Cruise Sector Is Not Immune To Sensationalized Media Coverage

Cruise Week

Media coverage of the tourist deaths in the Dominican Republic hotels has really taken off, and despite the stories having nothing to do with cruises, Cruise Week says there may be implications for the cruise industry.

Mainstream media is often looking for a controversial story, something that's going to sell papers or, in today's word, attract clicks.

There's nothing particularly new about that take, but it certainly brings home what would happen if a few people were to "mysteriously" die on cruise ships. 

Cruise Week points to an incident that happened several years ago when a few people went overboard in separate incidents, and consumer media sensationalized the events. 

That situation pales in comparison with today's coverage of D.R.

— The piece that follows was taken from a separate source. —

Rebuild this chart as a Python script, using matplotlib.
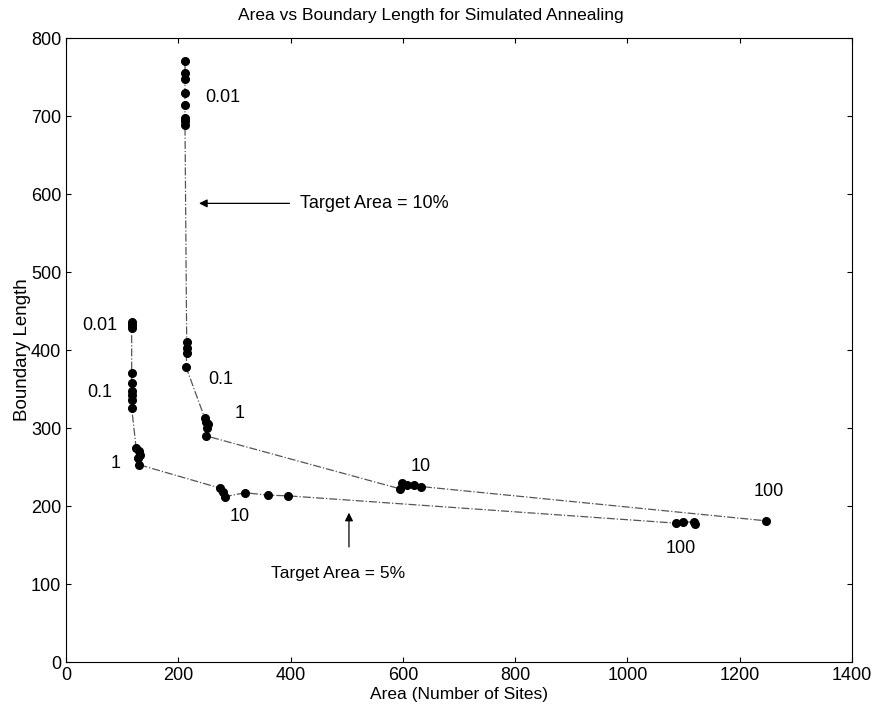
import matplotlib
matplotlib.use("Agg")
import matplotlib.pyplot as plt
import numpy as np

plt.rcParams['font.family'] = ['Liberation Sans', 'DejaVu Sans']

# Target Area = 10%
area_10 = [212, 212, 212, 212, 212, 212, 212, 212,
           215, 215, 215, 214,
           247, 250, 253, 251, 249,
           595, 598, 608, 620, 632,
           1247]
bound_10 = [770, 755, 748, 729, 714, 698, 693, 689,
            410, 403, 396, 378,
            313, 308, 305, 300, 290,
            222, 230, 227, 227, 225,
            181]

# Target Area = 5%
area_5 = [117, 117, 117,
          117, 117, 117, 117, 117, 117,
          125, 130, 132, 128, 130,
          274, 280, 283, 319, 359, 396,
          1087, 1099, 1118, 1120]
bound_5 = [436, 432, 428,
           370, 358, 348, 342, 336, 326,
           274, 270, 265, 262, 253,
           223, 218, 212, 217, 214, 213,
           178, 180, 179, 177]

labels = [("0.01", 280, 724), ("0.1", 276, 362), ("1", 310, 318), ("10", 631, 251), ("100", 1252, 219),
          ("0.01", 60, 432), ("0.1", 60, 345), ("1", 89, 255), ("10", 310, 187), ("100", 1095, 146)]

fig = plt.figure(figsize=(8.83, 7.13), dpi=100)
ax = fig.add_axes([0.0747, 0.0715, 0.8903, 0.8752])

ax.plot(area_10, bound_10, linestyle='-.', color='#555555', linewidth=0.9)
ax.plot(area_5, bound_5, linestyle='-.', color='#555555', linewidth=0.9)
ax.plot(area_10, bound_10, 'o', color='black', markersize=5.5, linestyle='none')
ax.plot(area_5, bound_5, 'o', color='black', markersize=5.5, linestyle='none')

for txt, x, y in labels:
    ax.text(x, y, txt, fontsize=13, ha='center', va='center')

ax.annotate("", xy=(232, 588), xytext=(403, 588),
            arrowprops=dict(arrowstyle='-|>', color='black', lw=0.9, mutation_scale=12))
ax.text(417, 588, "Target Area = 10%", fontsize=13, ha='left', va='center')
ax.annotate("", xy=(504, 195), xytext=(504, 144),
            arrowprops=dict(arrowstyle='-|>', color='black', lw=0.9, mutation_scale=12))
ax.text(484, 113, "Target Area = 5%", fontsize=12.5, ha='center', va='center')

ax.set_xlim(0, 1400)
ax.set_ylim(0, 800)
ax.set_xticks(np.arange(0, 1401, 200))
ax.set_yticks(np.arange(0, 801, 100))
ax.tick_params(direction='in', top=True, right=True, labelsize=13)
ax.set_title("Area vs Boundary Length for Simulated Annealing", fontsize=12.5, pad=13, x=0.464)
ax.set_xlabel("Area (Number of Sites)", fontsize=12.5, labelpad=2)
ax.set_ylabel("Boundary Length", fontsize=13.5, labelpad=0)

fig.savefig("out.png", dpi=100)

In order to quantify that coverage, Cruise Week conducted research using a media monitoring service on the incidence of Dominican Republic stories.

It found that there were 27,000 "mentions" of D.R. deaths in the first three weeks of JUN, and that was before the latest barrage this weekend. 

"We haven't seen anything equivalent in the entire tourism industry for the past year. This number of 'mentions' translates to millions of readers and viewers," writes Cruise Week.

By comparison, the biggest negative stories for the cruise industry in the first half of the year involved Viking ocean – when poor weather prompted a high-stakes evacuation of the Viking Sky off the coast of Norway on 23MAR -- and Viking river cruises –where Viking Sigyn ran over a sightseeing boat on the Danube on 29MAY. 

The multiple problems associated with Viking combined turned up more than 25,000 mentions for the entire year – whereas the 27,000 D.R. mentions occurred over the space of a few weeks.

Journalist Gene Sloan, who recently left USA Today after covering the cruise beat for decades, notes of the D.R. situation: "The bigger picture here is that the mainstream media has really ramped up its coverage of the most sensational travel stories over the past year or two, and the cruise industry is not immune. It's what's working now."

Cruise Week concludes that although the first half of the year has been relatively benign for the cruise industry as a whole (save for some big, negative media coverage for specific incidents), based on how big media has evolved in an era of splintered platforms and publishers of content, media coverage of the cruise industry may become more and more sensationalized.